━━ Collected material

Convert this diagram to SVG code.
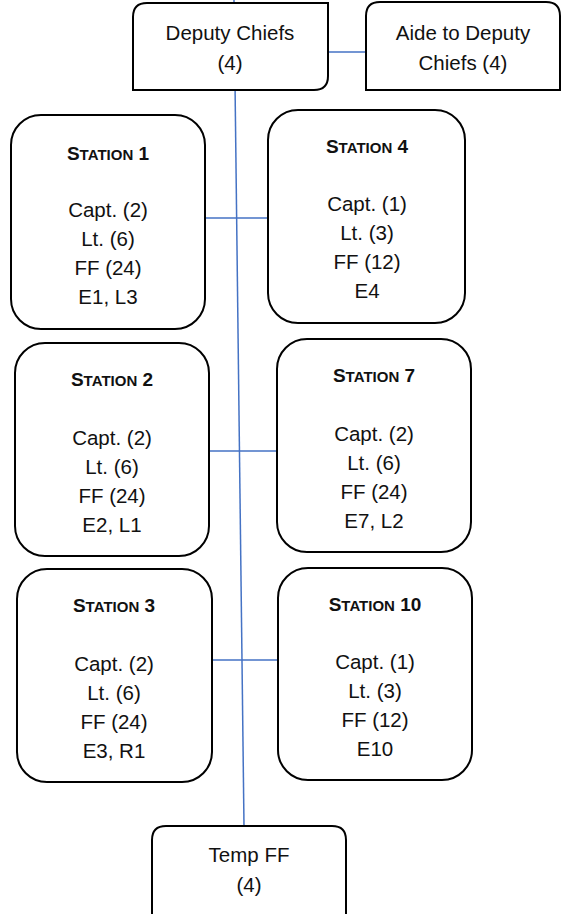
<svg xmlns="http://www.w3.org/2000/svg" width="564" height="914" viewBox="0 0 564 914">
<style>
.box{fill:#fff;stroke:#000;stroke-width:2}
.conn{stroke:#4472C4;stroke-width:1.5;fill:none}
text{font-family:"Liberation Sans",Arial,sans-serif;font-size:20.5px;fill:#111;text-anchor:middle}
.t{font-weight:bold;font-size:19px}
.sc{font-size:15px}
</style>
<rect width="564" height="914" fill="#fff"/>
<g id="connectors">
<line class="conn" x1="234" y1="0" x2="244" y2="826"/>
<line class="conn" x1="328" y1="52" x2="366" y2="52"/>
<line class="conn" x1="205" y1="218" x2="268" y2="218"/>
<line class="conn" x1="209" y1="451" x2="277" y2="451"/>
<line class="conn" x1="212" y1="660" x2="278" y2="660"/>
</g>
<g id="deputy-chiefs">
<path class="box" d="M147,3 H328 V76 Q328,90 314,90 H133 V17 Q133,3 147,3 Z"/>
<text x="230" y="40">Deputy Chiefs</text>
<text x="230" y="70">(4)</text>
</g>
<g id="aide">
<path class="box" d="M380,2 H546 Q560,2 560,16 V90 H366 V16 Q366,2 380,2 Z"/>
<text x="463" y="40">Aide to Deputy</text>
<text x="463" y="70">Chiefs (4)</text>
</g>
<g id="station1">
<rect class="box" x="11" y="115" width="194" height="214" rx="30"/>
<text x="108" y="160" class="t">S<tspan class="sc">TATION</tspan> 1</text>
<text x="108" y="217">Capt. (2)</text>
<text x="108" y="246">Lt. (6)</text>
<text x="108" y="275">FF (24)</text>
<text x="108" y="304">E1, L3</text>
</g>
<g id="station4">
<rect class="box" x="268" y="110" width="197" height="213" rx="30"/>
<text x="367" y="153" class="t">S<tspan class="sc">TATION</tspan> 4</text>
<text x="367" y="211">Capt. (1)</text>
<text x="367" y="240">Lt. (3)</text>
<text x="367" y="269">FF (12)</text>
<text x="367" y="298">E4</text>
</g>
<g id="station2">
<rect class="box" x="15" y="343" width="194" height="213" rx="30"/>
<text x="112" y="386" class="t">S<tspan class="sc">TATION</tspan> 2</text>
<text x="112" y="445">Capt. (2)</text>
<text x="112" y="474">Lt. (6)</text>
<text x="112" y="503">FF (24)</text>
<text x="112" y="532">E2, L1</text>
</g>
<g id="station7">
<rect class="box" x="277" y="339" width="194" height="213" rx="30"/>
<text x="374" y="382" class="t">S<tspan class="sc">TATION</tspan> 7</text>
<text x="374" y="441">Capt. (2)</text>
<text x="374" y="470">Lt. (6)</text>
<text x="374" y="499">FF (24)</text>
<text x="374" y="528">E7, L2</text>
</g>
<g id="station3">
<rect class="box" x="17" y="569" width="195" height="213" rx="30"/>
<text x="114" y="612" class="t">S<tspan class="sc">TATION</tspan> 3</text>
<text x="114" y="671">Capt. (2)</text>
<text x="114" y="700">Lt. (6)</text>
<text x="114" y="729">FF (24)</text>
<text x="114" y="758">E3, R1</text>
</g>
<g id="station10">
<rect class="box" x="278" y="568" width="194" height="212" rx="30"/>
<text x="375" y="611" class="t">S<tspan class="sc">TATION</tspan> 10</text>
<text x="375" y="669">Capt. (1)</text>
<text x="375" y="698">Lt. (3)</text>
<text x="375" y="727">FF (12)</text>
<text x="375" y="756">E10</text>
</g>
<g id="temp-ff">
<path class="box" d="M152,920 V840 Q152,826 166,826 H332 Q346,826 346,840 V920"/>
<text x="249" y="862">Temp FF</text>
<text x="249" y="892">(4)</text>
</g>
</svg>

━━━━

- [Do this] Transcribe all of the material exactly, leaving out whatever pictures it contains.

- [Task solution]
Convert this diagram to SVG code.
<svg xmlns="http://www.w3.org/2000/svg" width="564" height="914" viewBox="0 0 564 914">
<style>
.box{fill:#fff;stroke:#000;stroke-width:2}
.conn{stroke:#4472C4;stroke-width:1.5;fill:none}
text{font-family:"Liberation Sans",Arial,sans-serif;font-size:20.5px;fill:#111;text-anchor:middle}
.t{font-weight:bold;font-size:19px}
.sc{font-size:15px}
</style>
<rect width="564" height="914" fill="#fff"/>
<g id="connectors">
<line class="conn" x1="234" y1="0" x2="244" y2="826"/>
<line class="conn" x1="328" y1="52" x2="366" y2="52"/>
<line class="conn" x1="205" y1="218" x2="268" y2="218"/>
<line class="conn" x1="209" y1="451" x2="277" y2="451"/>
<line class="conn" x1="212" y1="660" x2="278" y2="660"/>
</g>
<g id="deputy-chiefs">
<path class="box" d="M147,3 H328 V76 Q328,90 314,90 H133 V17 Q133,3 147,3 Z"/>
<text x="230" y="40">Deputy Chiefs</text>
<text x="230" y="70">(4)</text>
</g>
<g id="aide">
<path class="box" d="M380,2 H546 Q560,2 560,16 V90 H366 V16 Q366,2 380,2 Z"/>
<text x="463" y="40">Aide to Deputy</text>
<text x="463" y="70">Chiefs (4)</text>
</g>
<g id="station1">
<rect class="box" x="11" y="115" width="194" height="214" rx="30"/>
<text x="108" y="160" class="t">S<tspan class="sc">TATION</tspan> 1</text>
<text x="108" y="217">Capt. (2)</text>
<text x="108" y="246">Lt. (6)</text>
<text x="108" y="275">FF (24)</text>
<text x="108" y="304">E1, L3</text>
</g>
<g id="station4">
<rect class="box" x="268" y="110" width="197" height="213" rx="30"/>
<text x="367" y="153" class="t">S<tspan class="sc">TATION</tspan> 4</text>
<text x="367" y="211">Capt. (1)</text>
<text x="367" y="240">Lt. (3)</text>
<text x="367" y="269">FF (12)</text>
<text x="367" y="298">E4</text>
</g>
<g id="station2">
<rect class="box" x="15" y="343" width="194" height="213" rx="30"/>
<text x="112" y="386" class="t">S<tspan class="sc">TATION</tspan> 2</text>
<text x="112" y="445">Capt. (2)</text>
<text x="112" y="474">Lt. (6)</text>
<text x="112" y="503">FF (24)</text>
<text x="112" y="532">E2, L1</text>
</g>
<g id="station7">
<rect class="box" x="277" y="339" width="194" height="213" rx="30"/>
<text x="374" y="382" class="t">S<tspan class="sc">TATION</tspan> 7</text>
<text x="374" y="441">Capt. (2)</text>
<text x="374" y="470">Lt. (6)</text>
<text x="374" y="499">FF (24)</text>
<text x="374" y="528">E7, L2</text>
</g>
<g id="station3">
<rect class="box" x="17" y="569" width="195" height="213" rx="30"/>
<text x="114" y="612" class="t">S<tspan class="sc">TATION</tspan> 3</text>
<text x="114" y="671">Capt. (2)</text>
<text x="114" y="700">Lt. (6)</text>
<text x="114" y="729">FF (24)</text>
<text x="114" y="758">E3, R1</text>
</g>
<g id="station10">
<rect class="box" x="278" y="568" width="194" height="212" rx="30"/>
<text x="375" y="611" class="t">S<tspan class="sc">TATION</tspan> 10</text>
<text x="375" y="669">Capt. (1)</text>
<text x="375" y="698">Lt. (3)</text>
<text x="375" y="727">FF (12)</text>
<text x="375" y="756">E10</text>
</g>
<g id="temp-ff">
<path class="box" d="M152,920 V840 Q152,826 166,826 H332 Q346,826 346,840 V920"/>
<text x="249" y="862">Temp FF</text>
<text x="249" y="892">(4)</text>
</g>
</svg>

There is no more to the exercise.